GUERREParly reconnaît qu'un navire saoudien vient charger des armes françaises

Armes françaises au Yemen: Florence Parly reconnaît qu’un navire saoudien va effectuer un chargement

GUERRELe cargo saoudien, dont la présence fait polémique, mouille pour le moment au large du Havre
20 Minutes avec AFP

20 Minutes avec AFP

La France a reconnu mercredi qu’un navire saoudien, le Bahri Yanbu, allait effectuer un chargement d’armes mais assuré qu’elle ne disposait d'« aucune preuve » permettant d’affirmer que des armes françaises sont utilisées dans la guerre meurtrière menée au Yémen par l’Arabie. « Il y aura chargement d’armes en fonction et en application d’un contrat commercial », a déclaré sans plus de précisions la ministre française des Armées Florence Parly sur la chaîne BFMTV et la radio RMC.

Selon le site d’investigation Disclose, le navire saoudien doit prendre livraison de « huit canons de type Caesar » que l’Arabie saoudite pourrait utiliser dans la guerre qu’elle livre au Yémen aux rebelles houthis, minorité chiite soutenue par l’Iran, grand rival de Riyad. Florence Parly n’a pas précisé la nature des armes qui seront chargées ni leur destination. Selon une source gouvernementale, « il ne peut pas s’agir de canons Caesar puisqu’il n’y a aucune livraison de Caesar en cours ». Le Caesar est un camion équipé d’un système d’artillerie.

Les révélations de Disclose fragilisent la position du gouvernement

La ministre des Armées l’a répété : « A la connaissance du gouvernement français, nous n’avons pas d’éléments de preuve selon lesquels des victimes au Yémen sont le résultat de l’utilisation d’armes françaises. » Paris a invariablement affirmé que ces armements ne sont utilisés que de manière défensive et pas sur la ligne de front.

Or, selon une note de la Direction du renseignement militaire (DRM), révélée par Disclose mi-avril, 48 canons Caesar produits par l’industriel français Nexter « appuient les troupes loyalistes, épaulées par les forces armées saoudiennes, dans leur progression en territoire yéménite ». Une carte de la DRM estime que « 436.370 personnes » sont « potentiellement concernées par de possibles frappes d’artillerie », dont celles des canons français.

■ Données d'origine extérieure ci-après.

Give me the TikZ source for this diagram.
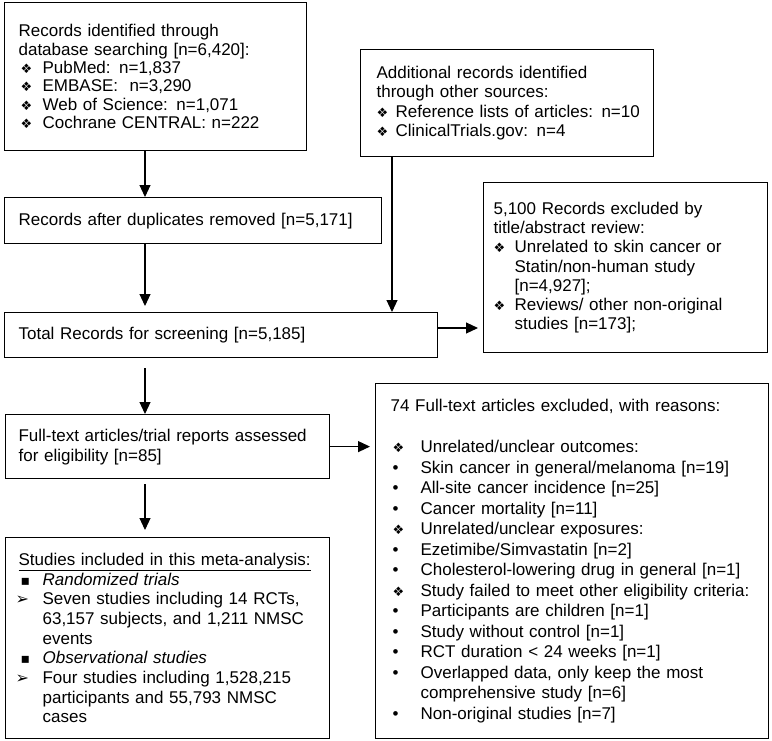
\documentclass[tikz,border=0pt]{standalone}
\usepackage{fontspec}
\setmainfont{Liberation Sans}
\newfontfamily\symfont{DejaVu Sans}
\usetikzlibrary{arrows.meta,positioning}
\setlength{\parindent}{0pt}
\setlength{\parskip}{0pt}
\newcommand{\pad}[1]{\leftskip=#1\relax}
\newcommand{\itm}[2]{\par\hangindent=#1\hangafter=1\makebox[#1][l]{#2}}
\newcommand{\dia}{{\symfont\fontsize{13}{13}\selectfont ❖}}
\newcommand{\sqb}{{\symfont\fontsize{14}{14}\selectfont ▪}}
\newcommand{\arh}{{\symfont\fontsize{16}{16}\selectfont ➢}}

\begin{document}
\begin{tikzpicture}[x=1pt,y=-1pt,
    arr/.style={line width=1.1pt, -{Triangle[length=12pt,width=11pt]}}]
            \useasboundingbox (0,0) rectangle (772,740);
            \begin{scope}[box/.style={draw, line width=1.2pt, anchor=north west, inner sep=0pt, align=left, font=\fontsize{17}{19.3}\selectfont}]
                \node(db) at (4,2) [box, minimum width=302pt, minimum height=148pt, text width=302pt, font=\fontsize{17}{18.3}\selectfont]
                    {\pad{14pt}Records identified through\\ database searching [n=6,420]:
                     \itm{24pt}{\hspace{2pt}\dia}PubMed: n=1,837
                     \itm{24pt}{\hspace{2pt}\dia}EMBASE:\ \ n=3,290
                     \itm{24pt}{\hspace{2pt}\dia}Web of Science: n=1,071
                     \itm{24pt}{\hspace{2pt}\dia}Cochrane CENTRAL: n=222\par};
                \node(other) at (360,49) [box, minimum width=293pt, minimum height=107pt, text width=293pt]
                    {\pad{16pt}Additional records identified\\ through other sources:
                     \itm{19pt}{\dia}Reference lists of articles: n=10
                     \itm{19pt}{\dia}ClinicalTrials.gov: n=4\par};
                %%%
                \node(dup) at (4,197) [box, minimum width=377pt, minimum height=46pt, text width=377pt]
                    {\pad{14pt}Records after duplicates removed [n=5,171]\par};
                \node(total) at (4,312) [box, minimum width=433pt, minimum height=45pt, text width=433pt]
                    {\pad{14pt}Total Records for screening [n=5,185]\par};
                \node(screenout) at (483,182) [box, minimum width=284pt, minimum height=170pt, text width=284pt]
                    {\pad{10pt}5,100 Records excluded by\\ title/abstract review:
                     \itm{21pt}{\dia}Unrelated to skin cancer or\newline Statin/non-human study\newline [n=4,927];
                     \itm{21pt}{\dia}Reviews/ other non-original\newline studies [n=173];\par};
                %%%
                \node(full) at (5,414) [box, minimum width=324pt, minimum height=64pt, text width=324pt, font=\fontsize{17}{20}\selectfont]
                    {\pad{13pt}Full-text articles/trial reports assessed\\ for eligibility [n=85]\par};
                \node(incl) at (5,537) [box, minimum width=324pt, minimum height=201pt, text width=324pt, font=\fontsize{17}{19.7}\selectfont]
                    {\pad{13pt}\underline{Studies included in this meta-analysis:}
                     \itm{24pt}{\hspace{2pt}\sqb}\textit{Randomized trials}
                     \itm{24pt}{\hspace{-3pt}\arh}Seven studies including 14 RCTs,\newline 63,157 subjects, and 1,211 NMSC\newline events
                     \itm{24pt}{\hspace{2pt}\sqb}\textit{Observational studies}
                     \itm{24pt}{\hspace{-3pt}\arh}Four studies including 1,528,215\newline participants and 55,793 NMSC\newline cases\par};
                \node(fulltextout) at (375,383) [box, minimum width=393pt, minimum height=355pt, text width=393pt, font=\fontsize{17}{20.5}\selectfont]
                    {\pad{15pt}74 Full-text articles excluded, with reasons:\par\vspace{20.5pt}
                     \itm{30pt}{\hspace{2pt}\dia}Unrelated/unclear outcomes:
                     \itm{30pt}{\hspace{2pt}•}Skin cancer in general/melanoma [n=19]
                     \itm{30pt}{\hspace{2pt}•}All-site cancer incidence [n=25]
                     \itm{30pt}{\hspace{2pt}•}Cancer mortality [n=11]
                     \itm{30pt}{\hspace{2pt}\dia}Unrelated/unclear exposures:
                     \itm{30pt}{\hspace{2pt}•}Ezetimibe/Simvastatin [n=2]
                     \itm{30pt}{\hspace{2pt}•}Cholesterol-lowering drug in general [n=1]
                     \itm{30pt}{\hspace{2pt}\dia}Study failed to meet other eligibility criteria:
                     \itm{30pt}{\hspace{2pt}•}Participants are children [n=1]
                     \itm{30pt}{\hspace{2pt}•}Study without control [n=1]
                     \itm{30pt}{\hspace{2pt}•}RCT duration < 24 weeks [n=1]
                     \itm{30pt}{\hspace{2pt}•}Overlapped data, only keep the most\newline comprehensive study [n=6]
                     \itm{30pt}{\hspace{2pt}•}Non-original studies [n=7]\par};
            \end{scope}
            \coordinate (spine) at (145,0);
            \coordinate (otherspine) at (392,0);
            \coordinate (screenrow) at (0,328);
            \draw[arr] (db.south -| spine) -- (dup.north -| spine);
            \draw[arr, shorten >=6pt] (dup.south -| spine) -- (total.north -| spine);
            \draw[arr] (other.south -| otherspine) -- (total.north -| otherspine);
            \draw[arr, shorten >=5pt] (total.east |- screenrow) -- (screenout.west |- screenrow);
            %
            \draw[arr, shorten <=10pt] (total.south -| spine) -- (full.north -| spine);
            \draw[arr, shorten <=5pt, shorten >=7pt] (full.south -| spine) -- (incl.north -| spine);
            \draw[arr, shorten >=5pt] (full.east) -- (fulltextout.west |- full.east);
        \end{tikzpicture}
\end{document}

Les ONG réclament un meilleur contrôle parlementaire

Les déclarations de Florence Parly ont suscité un tollé parmi les ONG. Cela « montre de nouveau l’obstination de la France à poursuivre ses transferts d’armes à ce pays malgré le risque indéniable et parfaitement connu des autorités françaises qu’elles soient utilisées contre des civils », a commenté Bénédicte Jeannerod, directrice France de Human Rights Watch. Parmi les dizaines de milliers de personnes tuées au Yémen, on compte de nombreux civils.

Neuf ONG, dont l’Observatoire des armements, réclament « l’établissement d’une commission parlementaire permanente de contrôle des ventes d’armes, comme en Suède, au Royaume-Uni et aux Pays-Bas », a indiqué de son côté Tony Fortin, de l’Observatoire des armements.

Un référé

Estimant que la livraison de ces armes violait ce traité, l’Acat (Action des chrétiens pour l’abolition de la torture) a annoncé mercredi soir dans un communiqué le dépôt d’un référé (recours en urgence) devant le tribunal administratif de Montreuil « exigeant que soit levé le dédouanement (c’est-à-dire l’autorisation pour le cargo de prendre la mer, avec son chargement) ».

« La France trahit les traités internationaux pour du business », estime le député communiste Jean-Paul Lecoq, qui avait interpellé mardi le gouvernement à ce sujet, lors d’une séance houleuse à l’Assemblée nationale. La Ligue des droits de l’homme et le mouvement de la paix appellent à un rassemblement jeudi à 18h au Havre, non loin du quai où doit accoster le Bahri Yanbu, « afin de dénoncer ces ventes d’armes (…) qui ont bien servi à tuer quantité de civils au Yémen ».